World Final Energy

Updated January 2024.

Final energy accounts the consumption of energy in final forms, consequently accounting for electricity separately from heat (e.g oil products conumed by transport). This is opposed to other measures such as ‘Primary energy’ that accounts for energy prior to conversions to electricity (see the introduction for explanation).

This page uses IEA data to display final energy (i.e energy consumption), for which the most recent year at time of publishing (Jan 2024), is 2021. Alternative and more recent data from The Energy Institute, used on this site’s other pages is unsuitable for displaying final energy.

World final energy is shown below for years 1990, 2020 and 2021, with the electricity share expanded to show shares of generation from each fuel category.

Chart 1. Annual world energy consumption (i.e final energy) by share. Data: IEA(2023)1.
Total of displayed shares will not equal 100% because, for clarity, values are rounded and segments <1% share are not shown.
The Heat share refers to consumed heat produced by combined heat and power plants, and chemical reactions etc.
The height of each column is the total annual energy consumption relative to 1990.
Hydrogen (H₂) consumption is not specifically tallied in the IEA’s energy data. Perhaps it’s tallied in the “Heat” segment, but this isn’t clarified in the IEA’s definitions2, nor do their definitions reference hydrogen.
H₂ production in 2022 was 95Mt ( At the rated energy content of 120 MJ/kg3, this was equivalent to 2.7% of world total final energy in 2021.
Low-emission hydrogen was less than 1% of global hydrogen production in 20224, equivalent to less than 0.027% of world final energy in 2021 (about one fortieth of one percent).

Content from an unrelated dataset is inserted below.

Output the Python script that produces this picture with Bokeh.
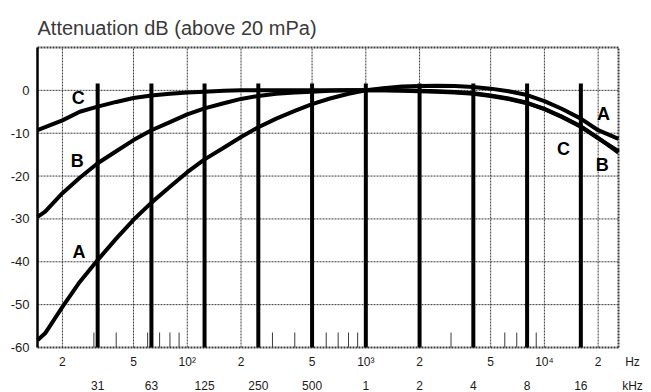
import math
from bokeh.plotting import figure
from bokeh.models import Range1d
from bokeh.core.properties import value
from bokeh.embed import file_html
from bokeh.resources import INLINE

# ---- data ----
freq = [14.5, 16, 20, 25, 31.5, 40, 50, 63, 80, 100, 125, 160, 200, 250, 315, 400,
        500, 630, 800, 1000, 1250, 1600, 2000, 2500, 3150, 4000, 5000, 6300, 8000,
        10000, 12500, 16000, 20000, 26000]
weight_a = [-58.3, -56.7, -50.5, -44.7, -39.6, -34.6, -30.2, -26.2, -22.5, -19.1, -16.1,
            -13.4, -10.9, -8.6, -6.6, -4.8, -3.2, -1.9, -0.8, 0.0, 0.5, 0.9, 1.0, 1.1,
            1.0, 0.8, 0.4, -0.2, -1.1, -2.5, -4.3, -6.6, -9.3, -11.3]
weight_b = [-29.5, -28.3, -24.0, -20.4, -17.0, -14.2, -11.6, -9.3, -7.4, -5.6, -4.2,
            -3.0, -2.0, -1.3, -0.8, -0.5, -0.3, -0.1, 0.0, 0.0, 0.0, 0.0, -0.1, -0.2,
            -0.4, -0.7, -1.2, -1.9, -2.9, -4.3, -6.1, -8.4, -11.1, -14.5]
weight_c = [-9.3, -8.6, -7.0, -5.0, -3.8, -2.7, -1.8, -1.2, -0.8, -0.5, -0.3, -0.1,
            0.0, 0.0, 0.0, 0.0, 0.0, 0.0, 0.0, 0.0, 0.0, -0.1, -0.2, -0.3, -0.5, -0.8,
            -1.3, -2.0, -3.0, -4.4, -6.2, -8.5, -11.2, -14.2]

octave_centers = [31.5, 63, 125, 250, 500, 1000, 2000, 4000, 8000, 16000]
octave_labels = ["31", "63", "125", "250", "500", "1", "2", "4", "8", "16"]
decade_ticks = [20, 50, 100, 200, 500, 1000, 2000, 5000, 10000, 20000]
decade_labels = ["2", "5", "10²", "2", "5", "10³", "2", "5", "10⁴", "2"]
minor_ticks = [30, 40, 60, 70, 80, 90, 300, 400, 600, 700, 800, 900,
               3000, 4000, 6000, 7000, 8000, 9000]
db_ticks = [0, -10, -20, -30, -40, -50, -60]
db_grid = [0, -10, -20, -30, -40, -50]

curve_label_text = ["C", "B", "A", "A", "C", "B"]
curve_label_f = [24.5, 24.2, 24.8, 21400, 12800, 21100]
curve_label_db = [-1.7, -16.4, -37.8, -5.4, -13.6, -17.3]

title_text = "Attenuation dB (above 20 mPa)"
unit_labels = ["Hz", "kHz"]

F_MIN, F_MAX = 14.5, 26000
DB_MIN, DB_MAX = -60, 10
BAR_TOP = 1.6
TICK_TOP = -56.5

# ---- layout (pixels) ----
W, H = 651, 392
BOX_L, BOX_R, BOX_T, BOX_B = 37, 618, 47, 347
kx = (BOX_R - BOX_L) / math.log10(F_MAX / F_MIN)
ky = (BOX_B - BOX_T) / (DB_MAX - DB_MIN)


def fx(px):
    return F_MIN * 10 ** ((px - BOX_L) / kx)


def fy(py):
    return DB_MAX - (py - BOX_T) / ky


FONT = "Liberation Sans"
INK = "#1a1a1a"
GRID = "#3a3a3a"

p = figure(width=W, height=H, x_axis_type="log",
           x_range=Range1d(fx(0), fx(W)), y_range=Range1d(fy(H), fy(0)),
           x_axis_location=None, y_axis_location=None,
           output_backend="svg", toolbar_location=None, min_border=0)
p.outline_line_color = None
p.grid.visible = False
p.background_fill_color = "white"
p.border_fill_color = "white"

n_d = len(decade_ticks)
n_g = len(db_grid)
# grid
p.segment(x0=decade_ticks, y0=[DB_MIN] * n_d, x1=decade_ticks, y1=[DB_MAX] * n_d,
          line_color=GRID, line_width=1, line_dash="2 1")
p.segment(x0=[F_MIN] * n_g, y0=db_grid, x1=[F_MAX] * n_g, y1=db_grid,
          line_color=GRID, line_width=1, line_dash="2 1")
# frame: top, right, bottom dashed; left solid
p.segment(x0=[F_MIN, F_MAX, F_MIN], y0=[DB_MAX, DB_MIN, DB_MIN],
          x1=[F_MAX, F_MAX, F_MAX], y1=[DB_MAX, DB_MAX, DB_MIN],
          line_color=GRID, line_width=2, line_dash="2 1")
p.segment(x0=[F_MIN], y0=[DB_MIN], x1=[F_MIN], y1=[DB_MAX],
          line_color="black", line_width=2.5)

# small ticks at bottom
n_m = len(minor_ticks)
p.segment(x0=minor_ticks, y0=[DB_MIN] * n_m, x1=minor_ticks, y1=[TICK_TOP] * n_m,
          line_color=GRID, line_width=1)

# octave band bars
n_o = len(octave_centers)
p.segment(x0=octave_centers, y0=[DB_MIN] * n_o, x1=octave_centers,
          y1=[BAR_TOP] * n_o, line_color="black", line_width=4)

# weighting curves
for w in (weight_a, weight_b, weight_c):
    p.line(freq, w, line_color="black", line_width=4, line_join="round")

# curve letters
p.text(x=curve_label_f, y=curve_label_db, text=curve_label_text,
       text_font=value(FONT), text_font_style="bold", text_font_size="18px",
       text_align="center", text_baseline="middle", text_color="black")

# y tick labels
p.text(x=[fx(29)] * len(db_ticks), y=db_ticks, text=[str(v) for v in db_ticks],
       text_font=value(FONT), text_font_size="13px", text_align="right",
       text_baseline="middle", text_color=INK)

# x tick labels, row 1 (Hz decades) and row 2 (octave centres)
p.text(x=decade_ticks, y=[fy(361)] * n_d, text=decade_labels,
       text_font=value(FONT), text_font_size="12px", text_align="center",
       text_baseline="middle", text_color=INK)
p.text(x=octave_centers, y=[fy(385)] * n_o, text=octave_labels,
       text_font=value(FONT), text_font_size="12px", text_align="center",
       text_baseline="middle", text_color=INK)
p.text(x=[fx(632)] * 2, y=[fy(361), fy(385)], text=unit_labels,
       text_font=value(FONT), text_font_size="12px", text_align="center",
       text_baseline="middle", text_color=INK)

# title
p.text(x=[F_MIN], y=[fy(27)], text=[title_text], text_font=value(FONT),
       text_font_size="20px", text_align="left", text_baseline="alphabetic",
       text_color="#3a3a3a")

open("out.html", "w").write(file_html(p, INLINE))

Little changed between 1990 and 2021, except for the increase of total annual energy consumption, as shown by the increased column heights. Decarbonisation requires a much greater share of electricity, but that grew from only 13 to 21%.

The share of low carbon electricity generation in 2021 matched that in 1990, mainly because the increased share of wind and solar was only enough to replace the share lost by nuclear and hydro, as shown in chart 4 of World Electricity Generation (note that page uses a different data set showing more recent values).